The pandemic has first of all put the value of the life of every human being back at the centre, making it clear with unspeakable drama that living is clearly preferable to dying, and that the good doctor is the one who tries to save his patients, doing everything he can to snatch them from death, right to the end. The heroic doctor who risks his life to cure the sick, the doctor with the mask that lovingly cradles Italy: concepts and images that were impossible in the media and bioethical narrative before Covid, when the compass was the right to individual self-determination. It must be said that this is not a sudden return to value horizons of a bygone era.
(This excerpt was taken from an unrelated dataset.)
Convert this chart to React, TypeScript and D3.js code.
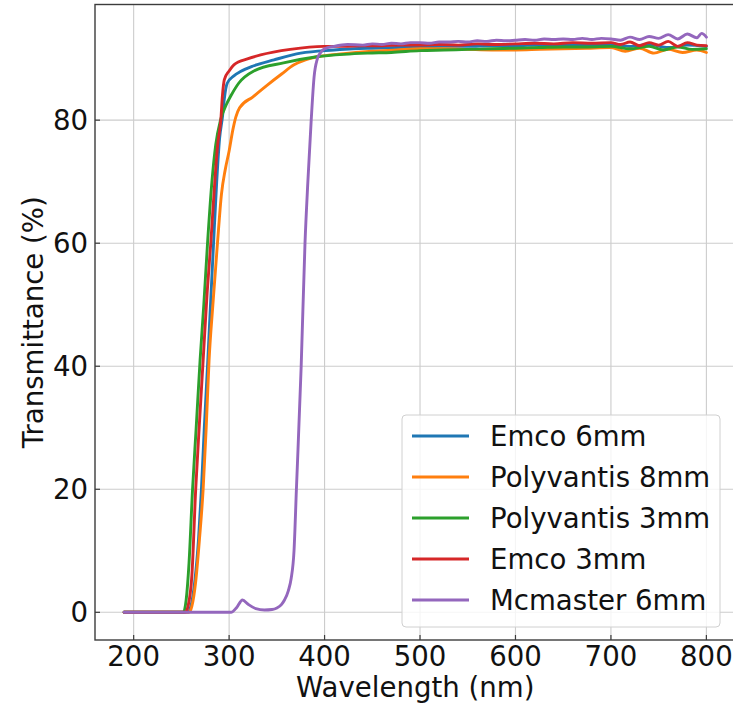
import React from "react";
import * as d3 from "d3";

type Pt = [number, number];

const seriesNames = ["Emco 6mm", "Polyvantis 8mm", "Polyvantis 3mm", "Emco 3mm", "Mcmaster 6mm"];
const seriesColors = ["#1f77b4", "#ff7f0e", "#2ca02c", "#d62728", "#9467bd"];

const emco6: Pt[] = [
  [190, 0], [257, 0], [260, 1], [264, 5], [268, 12], [271, 20], [274, 30], [277.7, 41], [280.5, 50],
  [283.7, 60], [287, 70], [290, 77], [293, 80.5], [295, 83.5], [298, 86], [305, 87.2], [312, 87.9],
  [325, 88.8], [347, 89.8], [375, 90.9], [410, 91.4], [430, 91.6], [450, 91.7], [475, 91.8], [500, 91.9],
  [525, 92.0], [550, 92.0], [575, 92.1], [600, 92.1], [625, 92.2], [650, 92.2], [675, 92.3], [700, 92.3],
  [720, 92.0], [740, 92.3], [760, 91.8], [780, 92.2], [800, 92.0],
];

const poly8: Pt[] = [
  [190, 0], [258, 0], [261, 1], [265, 5], [269, 12], [272.8, 20], [276, 30], [279, 41], [283, 50],
  [287.8, 60], [292, 68], [296, 72], [300, 75], [304, 78.5], [307, 80.5], [311, 82], [325, 83.8],
  [340, 85.7], [355, 87.5], [368, 89], [380, 89.8], [392.5, 90.3], [420, 90.8], [450, 91.2], [475, 91.4],
  [500, 91.6], [525, 91.6], [550, 91.5], [575, 91.4], [600, 91.4], [625, 91.5], [650, 91.6], [675, 91.7],
  [700, 91.8], [715, 91.2], [730, 91.7], [745, 90.9], [760, 91.5], [775, 91.0], [790, 91.4], [800, 91.0],
];

const poly3: Pt[] = [
  [190, 0], [252, 0], [255, 2], [258, 8], [261.7, 20], [265.5, 30], [269.6, 41], [273.5, 50],
  [277.4, 60], [282, 70], [286, 76], [291, 80], [297, 82.5], [302, 84], [310, 86], [326, 88],
  [357, 89.3], [392, 90.3], [420, 90.7], [445, 90.9], [470, 91.0], [500, 91.3], [525, 91.4], [550, 91.5],
  [575, 91.6], [600, 91.7], [625, 91.8], [650, 91.9], [675, 91.9], [700, 92.0], [720, 91.6], [740, 92.0],
  [755, 91.4], [770, 91.9], [785, 91.5], [800, 91.6],
];

const emco3: Pt[] = [
  [190, 0], [254, 0], [257, 1], [261, 6], [265, 20], [269, 31], [272.8, 41], [277, 52], [280.8, 60],
  [285, 70], [288, 76], [291.3, 80], [293, 84], [295, 86.6], [300, 88], [305, 89], [320, 90],
  [333, 90.6], [364, 91.5], [399, 92.0], [420, 92.0], [440, 92.1], [460, 92.1], [480, 92.2], [500, 92.2],
  [520, 92.3], [540, 92.2], [560, 92.4], [580, 92.3], [600, 92.4], [620, 92.5], [640, 92.4], [660, 92.6],
  [680, 92.5], [700, 92.6], [710, 92.3], [720, 92.7], [730, 92.1], [740, 92.6], [750, 92.2], [760, 92.8],
  [770, 92.0], [780, 92.6], [790, 92.2], [800, 92.1],
];

const mcmaster6: Pt[] = [
  [190, 0], [302, 0], [308, 0.8], [314, 2.0], [320, 1.3], [328, 0.6], [337, 0.37], [345, 0.45],
  [350, 0.7], [355, 1.3], [358, 2], [362, 3.5], [365, 5.5], [368, 10], [370.5, 20], [375.5, 40], [379.5, 60],
  [382.5, 70], [386, 80], [389, 87], [392.5, 90], [396, 91], [400, 91.6], [410, 92.0], [424, 92.3],
  [440, 92.2], [450, 92.4], [460, 92.3], [470, 92.5], [480, 92.4], [490, 92.6], [500, 92.6], [510, 92.5],
  [520, 92.7], [530, 92.7], [540, 92.8], [550, 92.7], [560, 92.9], [570, 92.8], [580, 93.0], [590, 92.9],
  [600, 93.0], [610, 93.1], [620, 93.0], [630, 93.2], [640, 93.1], [650, 93.2], [660, 93.1], [670, 93.3],
  [680, 93.1], [690, 93.3], [700, 93.2], [710, 93.0], [720, 93.5], [730, 93.1], [740, 93.6], [750, 93.3],
  [760, 93.9], [770, 93.2], [780, 94.0], [790, 93.4], [795, 94.1], [800, 93.5],
];

const seriesData: Pt[][] = [emco6, poly8, poly3, emco3, mcmaster6];

const xTicks = [200, 300, 400, 500, 600, 700, 800];
const yTicks = [0, 20, 40, 60, 80];

const W = 733;
const H = 704;
const left = 95;
const right = 735.5;
const top = 4.5;
const bottom = 640;
const FONT = "DejaVu Sans, sans-serif";
const FS = 27.6;

export default function App() {
  const x = d3.scaleLinear().domain([159.5, 830.5]).range([left, right]);
  const y = d3.scaleLinear().domain([-4.5, 98.8]).range([bottom, top]);
  const line = d3
    .line<Pt>()
    .x((d) => x(d[0]))
    .y((d) => y(d[1]))
    .curve(d3.curveMonotoneX);

  const legX = 402;
  const legY = 415;
  const legW = 318;
  const legH = 212;
  const rowY0 = 436;
  const rowDy = 41;

  return (
    <svg
      width={W}
      height={H}
      style={{ position: "absolute", left: 0, top: 0, background: "#fff" }}
      fontFamily={FONT}
    >
      <rect x={0} y={0} width={W} height={H} fill="#fff" />
      <defs>
        <clipPath id="plotclip">
          <rect x={left} y={top} width={right - left} height={bottom - top} />
        </clipPath>
      </defs>
      {xTicks.map((t) => (
        <line key={"gx" + t} x1={x(t)} x2={x(t)} y1={top} y2={bottom} stroke="#cccccc" strokeWidth={1.1} />
      ))}
      {yTicks.map((t) => (
        <line key={"gy" + t} x1={left} x2={right} y1={y(t)} y2={y(t)} stroke="#cccccc" strokeWidth={1.1} />
      ))}
      <g clipPath="url(#plotclip)">
        {seriesData.map((s, i) => (
          <path
            key={seriesNames[i]}
            d={line(s) || ""}
            fill="none"
            stroke={seriesColors[i]}
            strokeWidth={2.9}
            strokeLinejoin="round"
            strokeLinecap="round"
          />
        ))}
      </g>
      <rect x={left} y={top} width={right - left} height={bottom - top} fill="none" stroke="#3c3c3c" strokeWidth={1.4} />
      {xTicks.map((t) => (
        <g key={"tx" + t}>
          <line x1={x(t)} x2={x(t)} y1={bottom} y2={bottom - 5} stroke="#3c3c3c" strokeWidth={1.2} />
          <text x={x(t)} y={666} textAnchor="middle" fontSize={FS} fill="#111">
            {t}
          </text>
        </g>
      ))}
      {yTicks.map((t) => (
        <g key={"ty" + t}>
          <line x1={left} x2={left + 5} y1={y(t)} y2={y(t)} stroke="#3c3c3c" strokeWidth={1.2} />
          <text x={88} y={y(t) + 10} textAnchor="end" fontSize={FS} fill="#111">
            {t}
          </text>
        </g>
      ))}
      <text x={(left + right) / 2} y={697} textAnchor="middle" fontSize={FS} fill="#111">
        Wavelength (nm)
      </text>
      <text
        transform={`translate(43, ${(top + bottom) / 2}) rotate(-90)`}
        textAnchor="middle"
        fontSize={FS}
        fill="#111"
      >
        Transmittance (%)
      </text>
      <rect
        x={legX}
        y={legY}
        width={legW}
        height={legH}
        rx={4}
        ry={4}
        fill="#ffffff"
        fillOpacity={0.8}
        stroke="#d0d0d0"
        strokeWidth={1}
      />
      {seriesNames.map((n, i) => (
        <g key={"leg" + n}>
          <line
            x1={412}
            x2={469}
            y1={rowY0 + i * rowDy}
            y2={rowY0 + i * rowDy}
            stroke={seriesColors[i]}
            strokeWidth={2.9}
          />
          <text x={490} y={rowY0 + i * rowDy + 10} fontSize={FS} fill="#111">
            {n}
          </text>
        </g>
      ))}
    </svg>
  );
}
No one in these months of pandemic has questioned the so-called civil rights, from the binding living will to the autonomy of the patient, including the regulation of assisted suicide: suddenly these things have simply become marginal issues that are no longer talked about. In the Netherlands, health authorities have had to admit that administering euthanasia is not a priority, and that doctors must first of all treat the infected patients. It is now clear to everyone around the world that a ventilator will not cure coronavirus infection but is a mere life support (remember that Italian law 219 on biotesting considers artificial nutrition and hydration, and consequently also ventilation, as well as therapies, and not supports for survival), which is used to try to keep you alive while you fight your battle against the virus. Expressions such as “forced breathing” or concerns about “being attached to a machine” have disappeared from the media. And if it is true that these are temporary situations (in intensive therapy one stays for a few weeks at most), it is also true that there is no evidence that someone refused the ventilator, or had problems when being intubated, because they are worried about the future quality of life.
We’ve rather realised how inhuman it is to die alone: the awareness of the final suffering of a loved one, lived in solitude, is the wound that will take longer than any other to heal in those who have lost a family member or a close person. At the same time, new urgencies are emerging: we have realised that there are older people, and that they are fragile. A global fragility, starting from the difficulties of using computer tools and access to the network, the only means to live some form of sociality in pandemic time. We were outraged at the idea that someone might even think of excluding the elderly from intensive care: In Italy, the National Committee for Bioethics has defined it as ethically unacceptable to adopt age (and any other non-clinical parameter) as a criterion for access to treatment when it is scarce.
We were moved to see them die, our elders: so many, so alone, so helpless. But above all, we suddenly realised when each of us starts to be an old person: the change of condition has been established by the coronavirus, more aggressive with the over-sixties, so much so that it has come to the point of publicly discussing the possibility of confining at home for months precisely the over-sixties, more at risk than others. An age for which, until a few months ago, the possibility of starting a new life, new loves, perhaps with some pharmacological “help”, was rather talked about.
In short: there was a bioethical discussion about transhumanism and human empowerment, and suddenly we found ourselves old and vulnerable. We were suddenly faced with a mocking and merciless virus with our fragilities, with important implications for our existential priorities: we don’t have to avoid dealing with it. Treating it as a parenthesis in our lives would be the worst mistake of all».